Díaz Bardelli, así señorita, con z de zorro, b de burro y doble ele de llama, así, así muy bien. Julián corrige a la chica, ejemplifica cada letra en una tarea minuciosa que trae su respectivo ejemplo, siempre animal, y da por cumplida su misión. Luego, respira, exhala, junta las cejas, casi uniéndose, y por decantación cierra los ojos, carraspeando la voz. Ese dolor incipiente de muela, (“¿Es la de juicio? ¿Me la sacarán? ¿Me dolerá? ¿Tratamiento de conducto? ¿Por qué me pasa todo esto a mí?”) lo depositó en ese salón espaciado, impoluto, con sillas unidas, cuatro por fila, con ese aroma de perfume berreta, que lo deja absorto puteando interiormente a los de la obra social (“Con los que pago, no te pido un Carolina Herrera pero al menos no esta imitación, burda y fracasada de colonia Pibes”). Sabe que es una batalla perdida. La Fiscalía no va a tomar el caso, piensa mientras observa a una joven saliendo del pasillo con sus flamantes brackets. “Pobre, dice murmurando, debe tener la ilusión de salir a la calle y que la alaben por preocuparse en su futura salud bucal. Mentira, se le van a cagar de risa en la cara. Como a mí, con la demanda por los aromas que emanan desde la sala de odontología”. Maldita burocracia, maldito país que no hace nada.
“Señor Bradelli, aguarde y lo van a llamar desde la pantalla. No, Bardelli, señorita, con b de burro y doble ele”. A la secretaria poco le interesa la corrección, mira de costado su reloj, con malla blanca y agujas finitas, muy finitas, para saber cuándo se irá de ese lugar inmundo, que la maltratan y encima le pagan dos mangos. Julián se sienta, vuelve a hacer una mirada general y solamente pide que su nombre aparezca bien escrito en el LCD, más que por el llamado en sí. Si sale mal, escándalo asegurado. Piensa en la muela y no le duele. “¿Para qué carajo vine?”

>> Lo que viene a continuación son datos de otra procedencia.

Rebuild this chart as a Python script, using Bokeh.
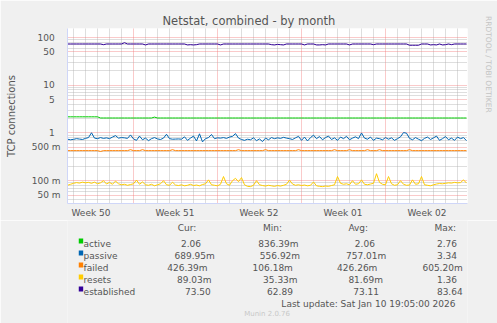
from bokeh.plotting import figure, ColumnDataSource
from bokeh.models import Range1d, FixedTicker, Grid, LinearAxis
from bokeh.layouts import column
from bokeh.core.properties import value
from bokeh.embed import file_html
from bokeh.resources import INLINE

# ---------------- data ----------------
title = "Netstat, combined - by month"
y_label = "TCP connections"
series_names = ["active", "passive", "failed", "resets", "established"]
series_colors = ["#00CC00", "#0066B3", "#FF8000", "#FFCC00", "#330099"]

hours_per_sample = 6
first_week_boundary_h = 131          # Sunday 00:00, hours after graph start
week_labels = ["Week 50", "Week 51", "Week 52", "Week 01", "Week 02"]

active = [
    2.18, 2.18, 2.18, 2.18, 2.18, 2.18, 2.18, 2.18, 2.18, 2.18,
    2.18, 2.06, 2.06, 2.06, 2.06, 2.06, 2.06, 2.06, 2.06, 2.06,
    2.06, 2.06, 2.06, 2.06, 2.06, 2.06, 2.06, 2.06, 2.06, 2.15,
    2.06, 2.06, 2.06, 2.06, 2.06, 2.06, 2.06, 2.06, 2.06, 2.06,
    2.06, 2.06, 2.06, 2.06, 2.06, 2.06, 2.06, 2.06, 2.06, 2.06,
    2.06, 2.06, 2.06, 2.06, 2.06, 2.06, 2.06, 2.06, 2.06, 2.06,
    2.06, 2.06, 2.06, 2.06, 2.06, 2.06, 2.06, 2.06, 2.06, 2.06,
    2.06, 2.06, 2.06, 2.06, 2.06, 2.06, 2.06, 2.06, 2.06, 2.06,
    2.06, 2.06, 2.06, 2.06, 2.06, 2.06, 2.06, 2.06, 2.06, 2.06,
    2.06, 2.06, 2.06, 2.06, 2.06, 2.06, 2.06, 2.06, 2.06, 2.06,
    2.06, 2.06, 2.06, 2.06, 2.06, 2.06, 2.06, 2.06, 2.06, 2.06,
    2.06, 2.06, 2.06, 2.06, 2.06, 2.06, 2.06, 2.06, 2.06, 2.06,
    2.06, 2.06, 2.06, 2.06, 2.06, 2.06, 2.06, 2.06, 2.06, 2.06,
    2.06, 2.06, 2.06, 2.06,
]

passive_milli = [
    740, 720, 735, 760, 745, 730, 770, 800, 1010, 780,
    760, 800, 770, 790, 760, 820, 880, 780, 800, 790,
    770, 910, 750, 700, 860, 720, 780, 690, 760, 800,
    750, 730, 780, 940, 760, 740, 745, 750, 740, 830,
    700, 780, 860, 680, 960, 650, 760, 800, 930, 760,
    790, 780, 800, 770, 820, 850, 970, 780, 730, 700,
    740, 720, 790, 690, 750, 660, 780, 720, 800, 760,
    790, 770, 810, 780, 760, 730, 790, 850, 700, 820,
    680, 800, 900, 760, 840, 720, 800, 860, 730, 790,
    700, 820, 760, 850, 720, 780, 830, 760, 1000, 780,
    740, 820, 700, 780, 760, 720, 800, 740, 790, 700,
    760, 830, 1020, 990, 770, 720, 800, 740, 690, 770,
    820, 730, 790, 860, 700, 760, 840, 720, 780, 700,
    820, 760, 800, 690,
]

failed = [
    0.426, 0.426, 0.426, 0.426, 0.426, 0.426, 0.426, 0.426, 0.426, 0.426,
    0.426, 0.410, 0.426, 0.426, 0.426, 0.426, 0.426, 0.426, 0.426, 0.426,
    0.426, 0.446, 0.426, 0.426, 0.426, 0.446, 0.426, 0.426, 0.426, 0.426,
    0.426, 0.426, 0.426, 0.426, 0.426, 0.446, 0.426, 0.426, 0.426, 0.426,
    0.426, 0.426, 0.426, 0.426, 0.426, 0.426, 0.426, 0.426, 0.426, 0.426,
    0.426, 0.426, 0.426, 0.426, 0.426, 0.426, 0.426, 0.446, 0.426, 0.426,
    0.426, 0.426, 0.426, 0.426, 0.426, 0.426, 0.446, 0.426, 0.426, 0.426,
    0.426, 0.426, 0.426, 0.426, 0.426, 0.426, 0.426, 0.446, 0.426, 0.426,
    0.426, 0.426, 0.426, 0.426, 0.426, 0.426, 0.426, 0.426, 0.426, 0.446,
    0.426, 0.426, 0.426, 0.426, 0.446, 0.426, 0.426, 0.426, 0.426, 0.426,
    0.446, 0.426, 0.426, 0.426, 0.446, 0.426, 0.426, 0.426, 0.426, 0.426,
    0.426, 0.426, 0.426, 0.426, 0.446, 0.426, 0.426, 0.426, 0.426, 0.426,
    0.426, 0.426, 0.426, 0.426, 0.426, 0.426, 0.426, 0.426, 0.426, 0.426,
    0.426, 0.426, 0.426, 0.426,
]

resets_milli = [
    80, 84, 88, 91, 89, 93, 90, 92, 88, 93,
    86, 90, 100, 85, 92, 84, 98, 86, 82, 84,
    80, 83, 86, 103, 84, 94, 82, 80, 84, 78,
    82, 86, 100, 82, 80, 93, 81, 79, 82, 78,
    80, 84, 79, 81, 78, 83, 86, 104, 82, 80,
    78, 84, 122, 86, 80, 100, 112, 95, 116, 82,
    76, 75, 80, 100, 82, 79, 77, 80, 78, 76,
    79, 77, 80, 84, 103, 85, 80, 82, 79, 81,
    78, 80, 94, 78, 76, 75, 77, 76, 79, 82,
    122, 88, 84, 86, 82, 100, 84, 86, 104, 84,
    82, 85, 88, 140, 92, 84, 82, 122, 86, 80,
    82, 100, 84, 80, 81, 104, 84, 86, 122, 82,
    80, 78, 82, 85, 87, 86, 88, 90, 89, 92,
    90, 91, 104, 89,
]

established = [
    73.5, 73.5, 73.5, 73.5, 73.5, 73.5, 73.5, 73.5, 73.5, 73.5,
    73.5, 73.5, 71.0, 73.5, 73.5, 73.5, 73.5, 73.5, 73.5, 78.0,
    73.5, 73.5, 73.5, 73.5, 73.5, 73.5, 70.0, 73.5, 73.5, 73.5,
    73.5, 73.5, 73.5, 73.5, 73.5, 73.5, 73.5, 73.5, 73.5, 73.5,
    70.0, 71.0, 70.0, 71.0, 73.5, 73.5, 73.5, 73.5, 73.5, 73.5,
    73.5, 70.0, 73.5, 73.5, 73.5, 73.5, 73.5, 73.5, 73.5, 73.5,
    73.5, 73.5, 73.5, 73.5, 73.5, 73.5, 73.5, 73.5, 71.0, 70.0,
    72.0, 71.0, 70.0, 73.5, 73.5, 73.5, 73.5, 73.5, 73.5, 70.0,
    73.5, 73.5, 73.5, 70.0, 70.0, 71.0, 70.0, 73.5, 73.5, 73.5,
    73.5, 73.5, 73.5, 73.5, 70.0, 73.5, 73.5, 73.5, 73.5, 73.5,
    73.5, 73.5, 71.0, 73.5, 73.5, 73.5, 73.5, 73.5, 73.5, 73.5,
    73.5, 73.5, 73.5, 73.5, 69.0, 69.0, 69.0, 69.0, 73.5, 73.5,
    73.5, 70.0, 71.0, 70.0, 73.5, 70.0, 71.0, 73.5, 71.0, 73.5,
    73.5, 73.5, 73.5, 73.5,
]

cur_values = ["2.06", "689.95m", "426.39m", "89.03m", "73.50"]
min_values = ["836.39m", "556.92m", "106.18m", "35.33m", "62.89"]
avg_values = ["2.06", "757.01m", "426.26m", "81.69m", "73.11"]
max_values = ["2.76", "3.34", "605.20m", "1.36", "83.64"]
column_headers = ["Cur:", "Min:", "Avg:", "Max:"]
last_update = "Last update: Sat Jan 10 19:05:00 2026"
footer = "Munin 2.0.76"
watermark = "RRDTOOL / TOBI OETIKER"

y_major = [0.05, 0.1, 0.5, 1, 5, 10, 50, 100]
y_major_labels = ["50 m", "100 m", "500 m", "1\u2007", "5\u2007", "10\u2007",
                  "50\u2007", "100\u2007"]

passive = [v / 1000 for v in passive_milli]
resets = [v / 1000 for v in resets_milli]
hours = [i * hours_per_sample for i in range(len(active))]

# ---------------- layout / style ----------------
W, H = 497, 323
MAIN_H = 220
FL, FR, FT, FB = 67, 467, 28, 204      # frame edges in canvas pixels
FONT = "DejaVu Sans"
TXT = "#555555"
AXIS = "#CFD6F8"
BG = "#F0F0F0"
span_h = 800

p = figure(width=W, height=MAIN_H, x_range=Range1d(0, span_h),
           y_range=Range1d(0.0332, 155), y_axis_type="log",
           output_backend="svg", toolbar_location=None,
           min_border_left=FL, min_border_right=W - FR,
           min_border_top=FT, min_border_bottom=MAIN_H - FB,
           background_fill_color="white", border_fill_color=BG,
           outline_line_color=None, title=title)

p.title.align = "left"
p.title.offset = 95
p.title.standoff = 2
p.title.text_font = FONT
p.title.text_font_size = "11.5px"
p.title.text_font_style = "normal"
p.title.text_color = TXT

p.grid.visible = False

# grids
week_bounds = [first_week_boundary_h + 168 * k for k in range(4)]
day_lines = [first_week_boundary_h + 24 * k for k in range(-5, 28)
             if k % 7 != 0 and 0 < first_week_boundary_h + 24 * k < span_h]
week_mids = [first_week_boundary_h - 84 + 168 * k for k in range(5)]

y_minor = []
for d in [0.01, 0.1, 1, 10, 100]:
    for k in (2, 3, 4, 6, 7, 8, 9):
        v = round(d * k, 4)
        if 0.0332 < v < 155:
            y_minor.append(v)

grid_style = dict(grid_line_color="#F07070", grid_line_alpha=0.75,
                  grid_line_dash="1 1", minor_grid_line_color="#B0B0B0",
                  minor_grid_line_alpha=0.85, minor_grid_line_dash="1 1")
p.add_layout(Grid(dimension=0, ticker=FixedTicker(ticks=week_bounds,
                                                  minor_ticks=day_lines),
                  **grid_style), "center")
p.add_layout(Grid(dimension=1, ticker=FixedTicker(ticks=y_major,
                                                  minor_ticks=y_minor),
                  **grid_style), "center")

# axes
p.xaxis.ticker = FixedTicker(ticks=week_mids)
p.xaxis.major_label_overrides = {m: lab for m, lab in zip(week_mids, week_labels)}
p.yaxis.ticker = FixedTicker(ticks=y_major)
p.yaxis.major_label_overrides = {v: lab for v, lab in zip(y_major, y_major_labels)}
p.yaxis.axis_label = y_label

# watermark as the label of an extra right axis
p.extra_y_ranges = {"wm": Range1d(0, FB - FT)}
wm_pos = FB - 51
wm_axis = LinearAxis(y_range_name="wm", ticker=FixedTicker(ticks=[wm_pos]),
                     major_label_overrides={wm_pos: watermark},
                     major_label_orientation="vertical",
                     major_label_standoff=16, axis_line_color=None)
p.add_layout(wm_axis, "right")

for ax in (p.xaxis[0], p.yaxis[0], wm_axis):
    ax.major_tick_line_color = None
    ax.minor_tick_line_color = None
    ax.major_tick_out = 0
    ax.major_tick_in = 0
    ax.minor_tick_out = 0
    ax.minor_tick_in = 0
    ax.major_label_text_font = FONT
    ax.major_label_text_font_size = "9px"
    ax.major_label_text_color = TXT
    ax.axis_label_text_font = FONT
    ax.axis_label_text_font_size = "10px"
    ax.axis_label_text_font_style = "normal"
    ax.axis_label_text_color = TXT
p.xaxis[0].axis_line_color = AXIS
p.yaxis[0].axis_line_color = AXIS
wm_axis.major_label_text_font_size = "7.5px"
wm_axis.major_label_text_color = "#C4C4C4"
p.xaxis.major_label_standoff = 4
p.yaxis[0].major_label_standoff = 7
p.yaxis[0].axis_label_standoff = 12

# lines
for vals, col in zip([active, passive, failed, resets, established], series_colors):
    p.line(hours, vals, line_color=col, line_width=1)

# ---------------- legend area (pixel coordinates of the page) ----------------
LEG_H = H - MAIN_H
lg = figure(width=W, height=LEG_H, x_range=Range1d(0, W),
            y_range=Range1d(H, MAIN_H), output_backend="svg",
            toolbar_location=None, x_axis_location=None, y_axis_location=None,
            min_border=0, min_border_left=0, min_border_right=0,
            min_border_top=0, min_border_bottom=0,
            background_fill_color=BG, border_fill_color=BG,
            outline_line_color=None)
lg.grid.visible = False

header_base = 227
row_base = [243, 255, 267, 279, 291]
header_x = [137, 243, 349, 456]
cur_x = [141, 133, 124, 136, 146]
min_x = [237, 239, 230, 243, 248]
avg_x = [357, 346, 335, 349, 355]
max_x = [459, 459, 441, 459, 459]

tx, ty, tt = [], [], []
for hx, htxt in zip(header_x, column_headers):
    tx.append(hx); ty.append(header_base); tt.append(htxt)
for i, name in enumerate(series_names):
    b = row_base[i]
    for xx, s in [(20, name), (cur_x[i], cur_values[i]), (min_x[i], min_values[i]),
                  (avg_x[i], avg_values[i]), (max_x[i], max_values[i])]:
        tx.append(xx); ty.append(b); tt.append(s)

lg.text(x="x", y="y", text="t", source=ColumnDataSource(dict(x=tx, y=ty, t=tt)),
        text_font=value(FONT), text_font_size="9px", text_color=TXT,
        text_baseline="alphabetic", text_align="left")
lg.text(x=[482], y=[303], text=[last_update], text_font=value(FONT),
        text_font_size="9px", text_color=TXT, text_baseline="alphabetic",
        text_align="right")
lg.text(x=[248], y=[313.5], text=[footer], text_font=value(FONT),
        text_font_size="7px", text_color="#C8C8C8", text_baseline="alphabetic",
        text_align="center")
lg.quad(left=[14] * 5, right=[19.5] * 5, top=[b - 5 for b in row_base],
        bottom=row_base, fill_color=series_colors, line_color=None)

layout = column(p, lg, spacing=0)
open("out.html", "w").write(file_html(layout, INLINE))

Escucha un ruido, una imagen se detiene frente a sí, aguardando, esperando. Ahí, está, Ariadna, Ari, la chica alta, con ojos saltones, pálidas, ese largo pelo negro. Secundaria, Bariloche, 1987. Aquella que lo miraba, lo insinuaba pero sin éxito; sus ojos estaban puestos en otro lado. Está igual, irrumpe esa idea en su pensamiento. Igual, igualita, el mismo packaging pero en el medio pasaron 25 años, una versión beta de lo que fue, un expediente sin resolución que se puso amarillento. ¿Seguirá enamorada de mí? Julián sonríe, al pasar se hace un par de preguntas pelotudas, se roza los cachetes, ese movimiento hábil que hacía a las maravillas cuando intentaba conquistar a Susana, y de golpe se le vienen las imágenes de ella, ésas piernas, ésas tetas hermosas. “¿Dónde estará ahora?”